In another sign of the world's shifting economic fortunes, Asian banks, capital markets and leasing firms are stepping in to help airlines cope with rapid growth in travel, according to industry executives and analysts.
"In this part of the world there is a lot of financing," Jim Albaugh, chief executive of Boeing Commercial Airlines, told reporters during a visit to Singapore last month.
"If you talk to the leasing companies... they will tell you that they think the capital is out there to finance the planes that are going to be sold over the next several years," he said.
Boeing estimates that in 2012, commercial airlines worldwide will need about $100 billion to finance new plane deliveries, up from $75 billion last year, in large measure due to surging Asian demand.
Europe's debt crisis is curtailing lending from regular funding sources, mostly French and German banks, but Asia is helping to plug the gap with industry estimates projecting an annual demand for 1,000 new planes over this decade.
Of that projection, which runs through to 2021, 500 new planes will be added in Asia each year, David Stewart, vice president of aviation consultancy ICF, said on the sidelines of last month's Singapore Airshow.
Underscoring Asia's growing muscle in aviation finance, Britain's Royal Bank of Scotland Group in January sold its aircraft leasing division to Japan's Sumitomo Mitsui Banking Corp for 4.7 billion pounds ($7.3 billion).
Paul Ng, global head of aviation at the law firm Stephenson Harwood, said banks in China, which have been financing domestic carriers for over a decade, are now "starting to look overseas for potential clients".
US and European carriers "are starting to appear" at airplane financing conferences in Asia "to speak with Asian banks and lessors, which would be quite a rare sight just a few years ago", Ng told AFP.
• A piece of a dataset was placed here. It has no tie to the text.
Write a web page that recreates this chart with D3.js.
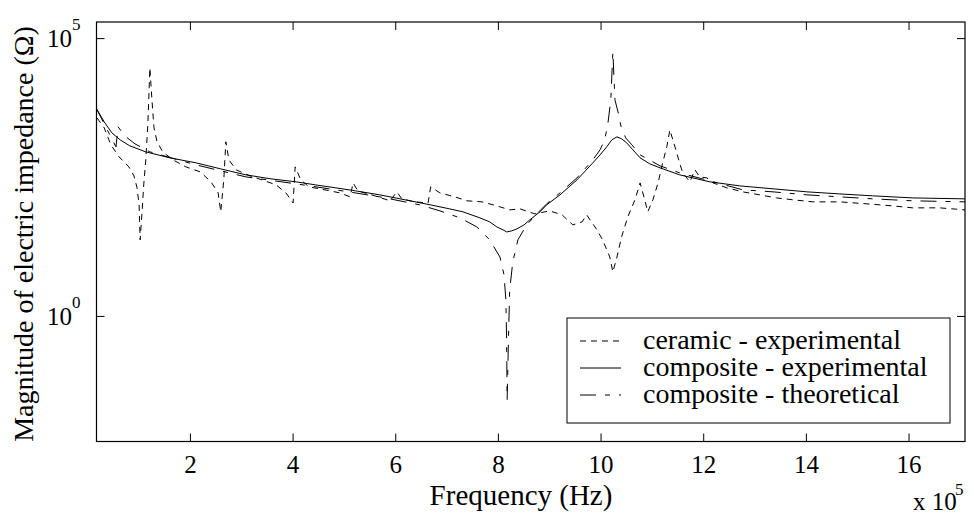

Robert Martin, chief executive of Singapore-based BOC Aviation, said the aircraft leasing firm raised $1.7 billion last year, with 70 percent of the money coming from Asian banks. They included DBS, OCBC and UOB - all Singapore lenders - along with Malaysia's Maybank and the Development Bank of Japan.
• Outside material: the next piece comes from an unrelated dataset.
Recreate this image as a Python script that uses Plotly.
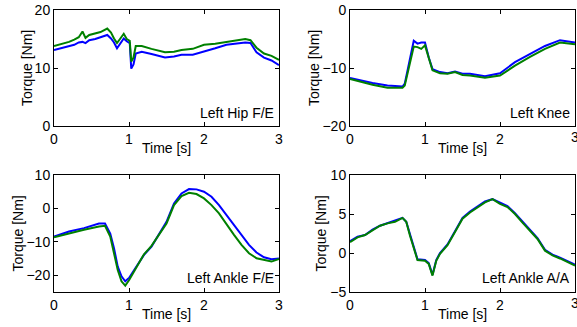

BOC Aviation, wholly owned by Bank of China, aims to raise $1.5 billion-$2.0 billion this year, with most of the funds again sourced from Asia, Martin told AFP.
"The real issue over the last year and going forward is access to US dollars," he said at a Singapore Airshow forum, projecting global demand for aircraft financing to rise 42 percent between 2011 and 2013 alone.
"But the good news is that we've seen a lot of Asian institutions that are very active in this market. We've been pleasantly surprised by the wide array of institutions all over Asia that are involved in this business."